:: Items

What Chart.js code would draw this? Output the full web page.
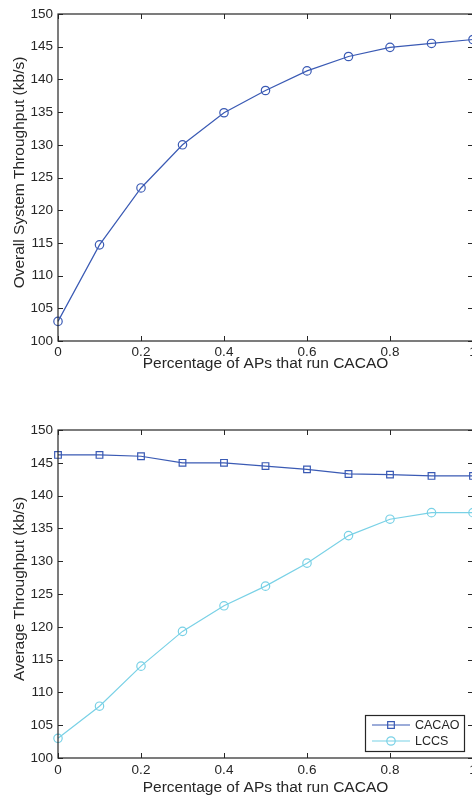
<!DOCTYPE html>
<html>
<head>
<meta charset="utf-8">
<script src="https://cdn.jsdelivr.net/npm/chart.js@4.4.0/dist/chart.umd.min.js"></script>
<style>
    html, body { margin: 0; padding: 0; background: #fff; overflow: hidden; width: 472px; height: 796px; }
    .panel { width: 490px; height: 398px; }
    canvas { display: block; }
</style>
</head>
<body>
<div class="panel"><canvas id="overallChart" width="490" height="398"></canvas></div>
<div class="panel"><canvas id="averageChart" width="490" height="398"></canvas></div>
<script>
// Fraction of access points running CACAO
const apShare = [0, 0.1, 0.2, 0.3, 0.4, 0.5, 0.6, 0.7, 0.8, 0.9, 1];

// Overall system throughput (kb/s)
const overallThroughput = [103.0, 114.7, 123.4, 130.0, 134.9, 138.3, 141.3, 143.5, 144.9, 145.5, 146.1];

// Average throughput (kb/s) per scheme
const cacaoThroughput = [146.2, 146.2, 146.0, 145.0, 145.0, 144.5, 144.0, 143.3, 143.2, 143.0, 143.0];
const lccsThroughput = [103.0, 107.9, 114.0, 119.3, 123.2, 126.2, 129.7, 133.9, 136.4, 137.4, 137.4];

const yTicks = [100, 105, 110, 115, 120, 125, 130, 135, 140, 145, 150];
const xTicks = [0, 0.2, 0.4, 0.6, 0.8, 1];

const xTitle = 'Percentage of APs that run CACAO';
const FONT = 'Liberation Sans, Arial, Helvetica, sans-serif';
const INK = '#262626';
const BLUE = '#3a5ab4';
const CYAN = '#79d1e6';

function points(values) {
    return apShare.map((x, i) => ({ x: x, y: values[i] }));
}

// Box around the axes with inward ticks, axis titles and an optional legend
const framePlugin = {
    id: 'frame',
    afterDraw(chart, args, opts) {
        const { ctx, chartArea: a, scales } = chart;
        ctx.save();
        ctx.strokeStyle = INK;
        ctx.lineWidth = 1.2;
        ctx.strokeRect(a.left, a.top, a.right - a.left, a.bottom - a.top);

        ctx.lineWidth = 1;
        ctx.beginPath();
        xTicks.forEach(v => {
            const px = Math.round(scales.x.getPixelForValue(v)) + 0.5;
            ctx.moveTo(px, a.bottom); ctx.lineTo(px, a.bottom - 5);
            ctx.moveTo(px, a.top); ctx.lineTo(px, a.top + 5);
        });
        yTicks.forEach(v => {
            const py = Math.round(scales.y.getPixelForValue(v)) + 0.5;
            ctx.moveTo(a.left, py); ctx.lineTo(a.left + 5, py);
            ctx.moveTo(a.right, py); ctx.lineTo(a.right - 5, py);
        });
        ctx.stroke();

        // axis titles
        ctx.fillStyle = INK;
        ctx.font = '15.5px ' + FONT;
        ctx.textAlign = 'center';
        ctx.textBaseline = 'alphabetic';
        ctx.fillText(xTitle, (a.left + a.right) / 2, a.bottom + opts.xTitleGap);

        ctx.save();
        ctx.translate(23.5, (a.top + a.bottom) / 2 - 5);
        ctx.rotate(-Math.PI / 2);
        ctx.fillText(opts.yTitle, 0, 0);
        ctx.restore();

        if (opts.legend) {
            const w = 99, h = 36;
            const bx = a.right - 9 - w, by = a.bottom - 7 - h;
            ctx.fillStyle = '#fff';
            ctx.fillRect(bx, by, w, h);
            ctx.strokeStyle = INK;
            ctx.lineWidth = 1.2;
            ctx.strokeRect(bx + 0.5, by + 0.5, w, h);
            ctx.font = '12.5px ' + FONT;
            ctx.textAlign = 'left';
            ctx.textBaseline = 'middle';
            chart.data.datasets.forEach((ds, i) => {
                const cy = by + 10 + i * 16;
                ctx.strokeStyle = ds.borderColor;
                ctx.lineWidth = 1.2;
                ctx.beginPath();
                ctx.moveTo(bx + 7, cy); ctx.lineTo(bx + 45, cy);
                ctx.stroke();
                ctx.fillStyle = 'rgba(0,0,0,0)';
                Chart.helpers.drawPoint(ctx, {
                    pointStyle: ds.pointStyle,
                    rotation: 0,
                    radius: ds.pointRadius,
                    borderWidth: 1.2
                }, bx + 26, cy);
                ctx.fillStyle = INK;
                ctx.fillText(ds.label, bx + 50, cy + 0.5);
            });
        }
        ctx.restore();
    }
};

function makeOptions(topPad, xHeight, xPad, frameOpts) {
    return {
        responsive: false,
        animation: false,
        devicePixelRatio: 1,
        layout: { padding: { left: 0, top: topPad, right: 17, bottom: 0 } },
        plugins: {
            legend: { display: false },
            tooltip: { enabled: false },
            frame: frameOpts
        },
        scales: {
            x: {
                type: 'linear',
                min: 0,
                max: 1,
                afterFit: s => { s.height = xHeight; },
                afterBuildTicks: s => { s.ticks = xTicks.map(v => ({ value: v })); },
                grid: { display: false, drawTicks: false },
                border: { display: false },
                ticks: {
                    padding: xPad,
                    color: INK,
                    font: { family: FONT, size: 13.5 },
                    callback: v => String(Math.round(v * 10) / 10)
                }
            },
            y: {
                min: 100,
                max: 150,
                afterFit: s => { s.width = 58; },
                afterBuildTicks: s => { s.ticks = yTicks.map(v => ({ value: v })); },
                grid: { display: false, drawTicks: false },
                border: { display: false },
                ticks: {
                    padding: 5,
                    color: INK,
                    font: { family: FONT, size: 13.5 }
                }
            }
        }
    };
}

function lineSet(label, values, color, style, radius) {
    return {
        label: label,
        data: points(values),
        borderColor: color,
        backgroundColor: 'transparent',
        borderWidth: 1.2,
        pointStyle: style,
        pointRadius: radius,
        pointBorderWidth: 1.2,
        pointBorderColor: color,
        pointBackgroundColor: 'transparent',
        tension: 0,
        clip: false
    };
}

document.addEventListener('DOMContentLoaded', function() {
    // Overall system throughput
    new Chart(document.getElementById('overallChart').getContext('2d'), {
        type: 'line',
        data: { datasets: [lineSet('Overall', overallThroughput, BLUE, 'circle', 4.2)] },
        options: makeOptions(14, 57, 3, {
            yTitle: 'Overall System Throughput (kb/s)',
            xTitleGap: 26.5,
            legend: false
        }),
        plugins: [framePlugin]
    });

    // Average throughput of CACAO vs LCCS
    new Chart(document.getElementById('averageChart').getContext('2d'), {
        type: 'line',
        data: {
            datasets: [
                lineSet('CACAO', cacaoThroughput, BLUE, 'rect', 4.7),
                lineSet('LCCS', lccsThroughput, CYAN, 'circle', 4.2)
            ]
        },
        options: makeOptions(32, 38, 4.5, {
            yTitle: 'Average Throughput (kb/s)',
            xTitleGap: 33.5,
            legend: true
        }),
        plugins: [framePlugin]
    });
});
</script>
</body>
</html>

::::
:: Items

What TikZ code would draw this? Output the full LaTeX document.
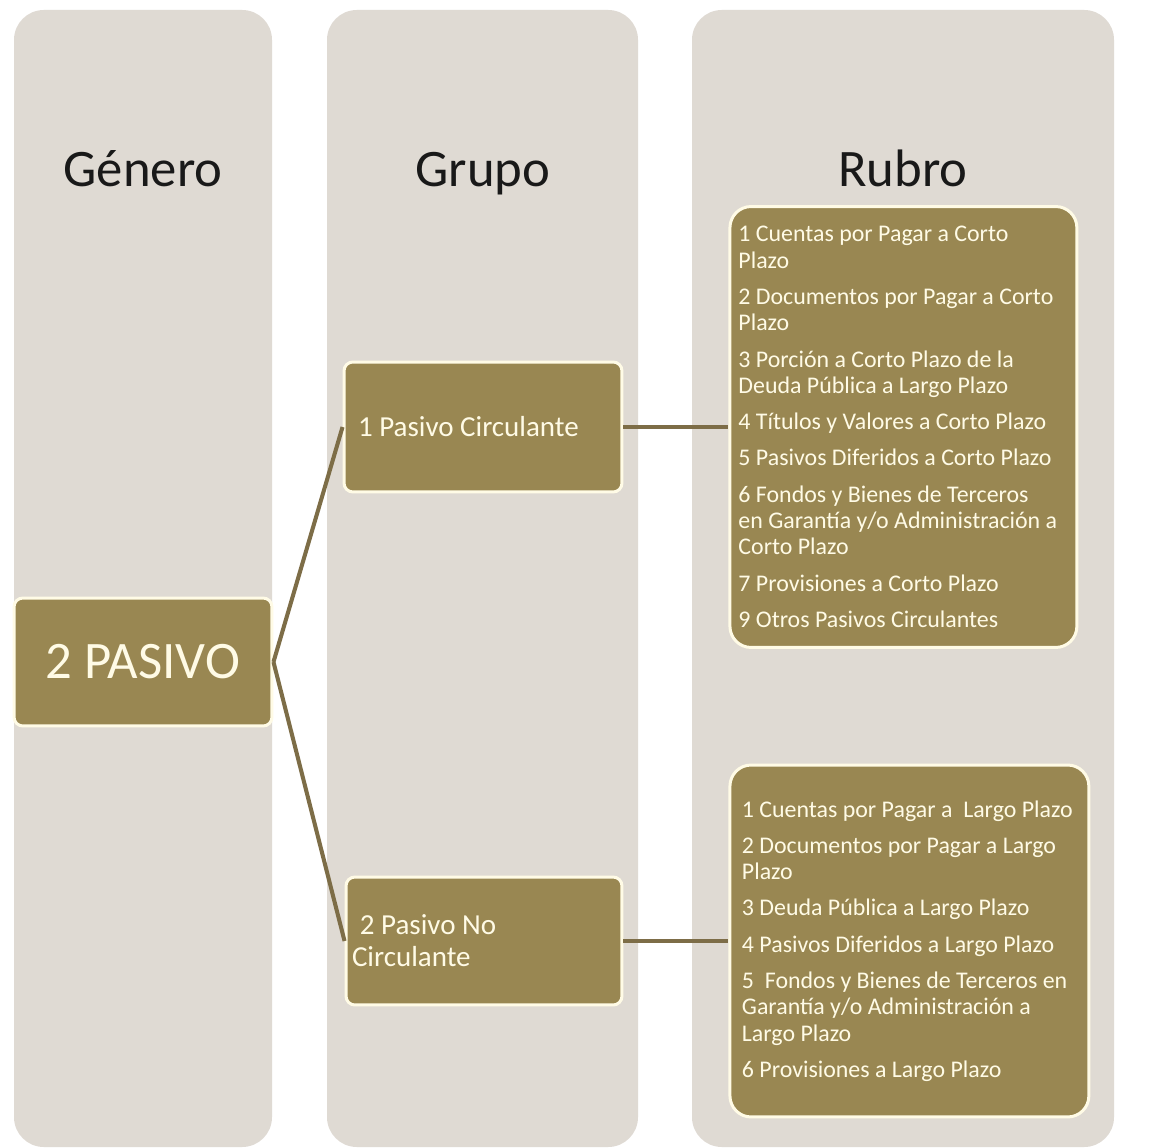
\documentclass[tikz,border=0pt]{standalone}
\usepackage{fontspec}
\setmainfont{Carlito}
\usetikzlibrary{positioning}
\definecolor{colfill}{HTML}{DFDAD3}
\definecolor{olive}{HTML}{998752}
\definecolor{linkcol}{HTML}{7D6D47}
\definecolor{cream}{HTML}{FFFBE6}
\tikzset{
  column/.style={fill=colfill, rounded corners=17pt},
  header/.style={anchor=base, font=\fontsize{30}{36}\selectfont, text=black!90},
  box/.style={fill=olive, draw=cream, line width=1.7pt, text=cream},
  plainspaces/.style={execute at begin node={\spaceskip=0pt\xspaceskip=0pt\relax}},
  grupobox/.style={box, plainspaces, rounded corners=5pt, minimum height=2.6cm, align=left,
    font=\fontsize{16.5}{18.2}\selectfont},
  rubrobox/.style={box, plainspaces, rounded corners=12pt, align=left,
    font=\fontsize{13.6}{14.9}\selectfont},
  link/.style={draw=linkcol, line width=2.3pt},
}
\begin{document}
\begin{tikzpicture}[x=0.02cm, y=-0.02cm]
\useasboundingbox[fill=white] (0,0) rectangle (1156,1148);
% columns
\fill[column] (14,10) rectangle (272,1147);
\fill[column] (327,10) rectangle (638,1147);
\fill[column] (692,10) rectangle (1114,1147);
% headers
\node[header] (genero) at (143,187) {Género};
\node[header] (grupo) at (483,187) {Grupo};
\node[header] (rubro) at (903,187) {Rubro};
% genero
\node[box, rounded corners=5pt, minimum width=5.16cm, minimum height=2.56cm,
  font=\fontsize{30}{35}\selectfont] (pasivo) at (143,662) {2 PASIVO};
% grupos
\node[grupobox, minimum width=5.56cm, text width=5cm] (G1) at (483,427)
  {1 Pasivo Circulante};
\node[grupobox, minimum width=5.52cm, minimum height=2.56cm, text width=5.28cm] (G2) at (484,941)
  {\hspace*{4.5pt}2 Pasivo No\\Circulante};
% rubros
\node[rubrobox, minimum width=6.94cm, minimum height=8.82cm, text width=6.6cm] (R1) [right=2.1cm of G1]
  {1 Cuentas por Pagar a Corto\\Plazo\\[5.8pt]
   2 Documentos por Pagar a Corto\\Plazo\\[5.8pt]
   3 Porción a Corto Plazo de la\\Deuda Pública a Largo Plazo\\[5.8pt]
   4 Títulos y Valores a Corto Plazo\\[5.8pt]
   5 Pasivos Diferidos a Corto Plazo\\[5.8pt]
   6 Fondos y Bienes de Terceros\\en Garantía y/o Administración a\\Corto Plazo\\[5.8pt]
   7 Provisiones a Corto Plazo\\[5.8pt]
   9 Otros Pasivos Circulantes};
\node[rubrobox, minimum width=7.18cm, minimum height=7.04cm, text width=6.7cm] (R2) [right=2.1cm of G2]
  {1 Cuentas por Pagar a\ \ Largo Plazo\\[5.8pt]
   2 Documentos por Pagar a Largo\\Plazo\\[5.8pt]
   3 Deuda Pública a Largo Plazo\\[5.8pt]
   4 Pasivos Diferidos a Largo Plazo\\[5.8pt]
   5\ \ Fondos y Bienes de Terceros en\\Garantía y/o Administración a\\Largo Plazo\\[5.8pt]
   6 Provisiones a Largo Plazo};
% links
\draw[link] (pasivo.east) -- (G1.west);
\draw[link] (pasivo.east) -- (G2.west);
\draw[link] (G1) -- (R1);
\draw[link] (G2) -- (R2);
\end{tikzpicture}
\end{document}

::::

▶ [Exercise task]: Of the lines above, quote exactly those from the one with "What Chart.js code" through the one with "0.8, 0.9, 1];", ends included; pictures stay out.

▶ [Answer for this exercise]:
What Chart.js code would draw this? Output the full web page.
<!DOCTYPE html>
<html>
<head>
<meta charset="utf-8">
<script src="https://cdn.jsdelivr.net/npm/chart.js@4.4.0/dist/chart.umd.min.js"></script>
<style>
    html, body { margin: 0; padding: 0; background: #fff; overflow: hidden; width: 472px; height: 796px; }
    .panel { width: 490px; height: 398px; }
    canvas { display: block; }
</style>
</head>
<body>
<div class="panel"><canvas id="overallChart" width="490" height="398"></canvas></div>
<div class="panel"><canvas id="averageChart" width="490" height="398"></canvas></div>
<script>
// Fraction of access points running CACAO
const apShare = [0, 0.1, 0.2, 0.3, 0.4, 0.5, 0.6, 0.7, 0.8, 0.9, 1];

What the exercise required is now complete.